(begin)
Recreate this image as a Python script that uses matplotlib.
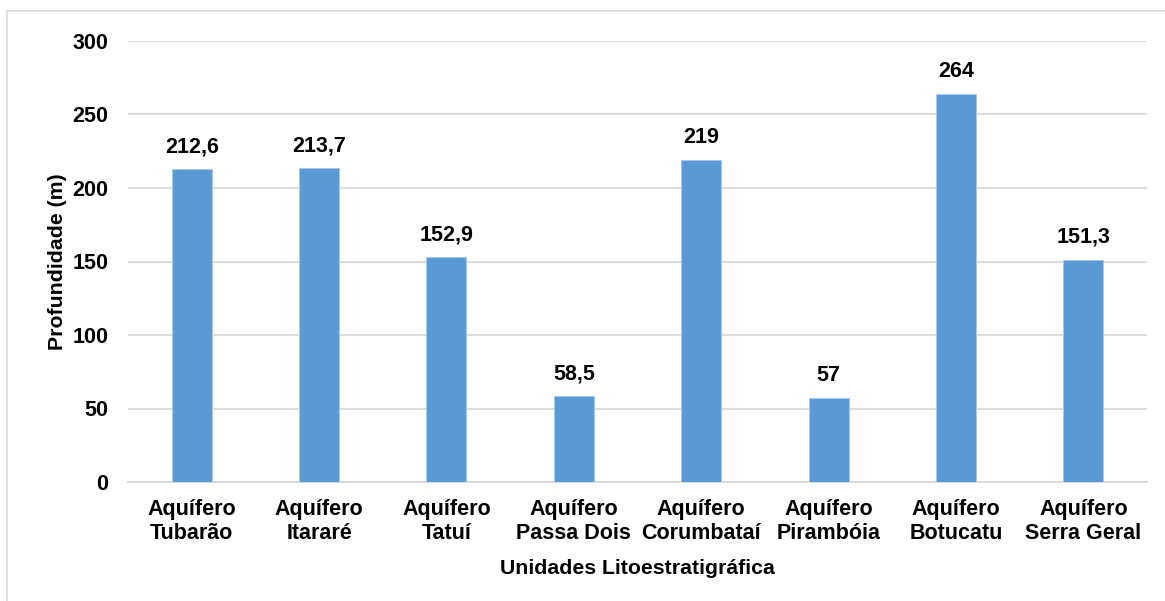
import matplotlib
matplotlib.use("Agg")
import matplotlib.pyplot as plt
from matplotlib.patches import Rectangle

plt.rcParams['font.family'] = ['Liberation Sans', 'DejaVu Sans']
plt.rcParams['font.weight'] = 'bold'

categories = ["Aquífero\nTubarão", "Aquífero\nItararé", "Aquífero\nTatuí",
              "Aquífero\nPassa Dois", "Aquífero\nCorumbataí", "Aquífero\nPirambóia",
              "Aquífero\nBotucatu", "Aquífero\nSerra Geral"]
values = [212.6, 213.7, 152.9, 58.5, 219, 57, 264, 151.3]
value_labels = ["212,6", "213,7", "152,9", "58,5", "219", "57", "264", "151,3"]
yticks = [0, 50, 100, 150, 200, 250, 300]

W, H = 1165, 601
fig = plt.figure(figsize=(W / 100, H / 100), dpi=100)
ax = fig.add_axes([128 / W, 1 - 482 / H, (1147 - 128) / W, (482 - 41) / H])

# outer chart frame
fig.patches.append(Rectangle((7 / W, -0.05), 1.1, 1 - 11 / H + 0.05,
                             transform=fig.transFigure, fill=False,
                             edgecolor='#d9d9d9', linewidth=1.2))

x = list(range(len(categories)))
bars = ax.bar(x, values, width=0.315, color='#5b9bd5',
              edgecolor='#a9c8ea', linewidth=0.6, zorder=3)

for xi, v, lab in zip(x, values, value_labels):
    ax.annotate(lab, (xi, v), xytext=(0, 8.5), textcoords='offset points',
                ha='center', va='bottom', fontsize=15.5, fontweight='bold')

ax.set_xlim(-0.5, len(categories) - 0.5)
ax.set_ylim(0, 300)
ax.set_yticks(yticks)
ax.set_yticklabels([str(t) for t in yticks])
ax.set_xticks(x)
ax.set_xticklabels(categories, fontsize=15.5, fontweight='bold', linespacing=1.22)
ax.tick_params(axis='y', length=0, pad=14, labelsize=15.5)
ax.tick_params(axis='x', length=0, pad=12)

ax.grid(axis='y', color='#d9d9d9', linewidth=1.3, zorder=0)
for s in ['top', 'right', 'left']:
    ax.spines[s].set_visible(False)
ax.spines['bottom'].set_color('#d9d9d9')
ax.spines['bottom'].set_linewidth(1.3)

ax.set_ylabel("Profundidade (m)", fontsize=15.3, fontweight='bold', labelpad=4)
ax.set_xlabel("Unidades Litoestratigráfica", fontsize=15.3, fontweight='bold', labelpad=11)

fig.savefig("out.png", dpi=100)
(end)
§ **Short task**:
All of the lines above should be printed exactly, minus the pictures.

§ **Completed exercise**:
Recreate this image as a Python script that uses matplotlib.
import matplotlib
matplotlib.use("Agg")
import matplotlib.pyplot as plt
from matplotlib.patches import Rectangle

plt.rcParams['font.family'] = ['Liberation Sans', 'DejaVu Sans']
plt.rcParams['font.weight'] = 'bold'

categories = ["Aquífero\nTubarão", "Aquífero\nItararé", "Aquífero\nTatuí",
              "Aquífero\nPassa Dois", "Aquífero\nCorumbataí", "Aquífero\nPirambóia",
              "Aquífero\nBotucatu", "Aquífero\nSerra Geral"]
values = [212.6, 213.7, 152.9, 58.5, 219, 57, 264, 151.3]
value_labels = ["212,6", "213,7", "152,9", "58,5", "219", "57", "264", "151,3"]
yticks = [0, 50, 100, 150, 200, 250, 300]

W, H = 1165, 601
fig = plt.figure(figsize=(W / 100, H / 100), dpi=100)
ax = fig.add_axes([128 / W, 1 - 482 / H, (1147 - 128) / W, (482 - 41) / H])

# outer chart frame
fig.patches.append(Rectangle((7 / W, -0.05), 1.1, 1 - 11 / H + 0.05,
                             transform=fig.transFigure, fill=False,
                             edgecolor='#d9d9d9', linewidth=1.2))

x = list(range(len(categories)))
bars = ax.bar(x, values, width=0.315, color='#5b9bd5',
              edgecolor='#a9c8ea', linewidth=0.6, zorder=3)

for xi, v, lab in zip(x, values, value_labels):
    ax.annotate(lab, (xi, v), xytext=(0, 8.5), textcoords='offset points',
                ha='center', va='bottom', fontsize=15.5, fontweight='bold')

ax.set_xlim(-0.5, len(categories) - 0.5)
ax.set_ylim(0, 300)
ax.set_yticks(yticks)
ax.set_yticklabels([str(t) for t in yticks])
ax.set_xticks(x)
ax.set_xticklabels(categories, fontsize=15.5, fontweight='bold', linespacing=1.22)
ax.tick_params(axis='y', length=0, pad=14, labelsize=15.5)
ax.tick_params(axis='x', length=0, pad=12)

ax.grid(axis='y', color='#d9d9d9', linewidth=1.3, zorder=0)
for s in ['top', 'right', 'left']:
    ax.spines[s].set_visible(False)
ax.spines['bottom'].set_color('#d9d9d9')
ax.spines['bottom'].set_linewidth(1.3)

ax.set_ylabel("Profundidade (m)", fontsize=15.3, fontweight='bold', labelpad=4)
ax.set_xlabel("Unidades Litoestratigráfica", fontsize=15.3, fontweight='bold', labelpad=11)

fig.savefig("out.png", dpi=100)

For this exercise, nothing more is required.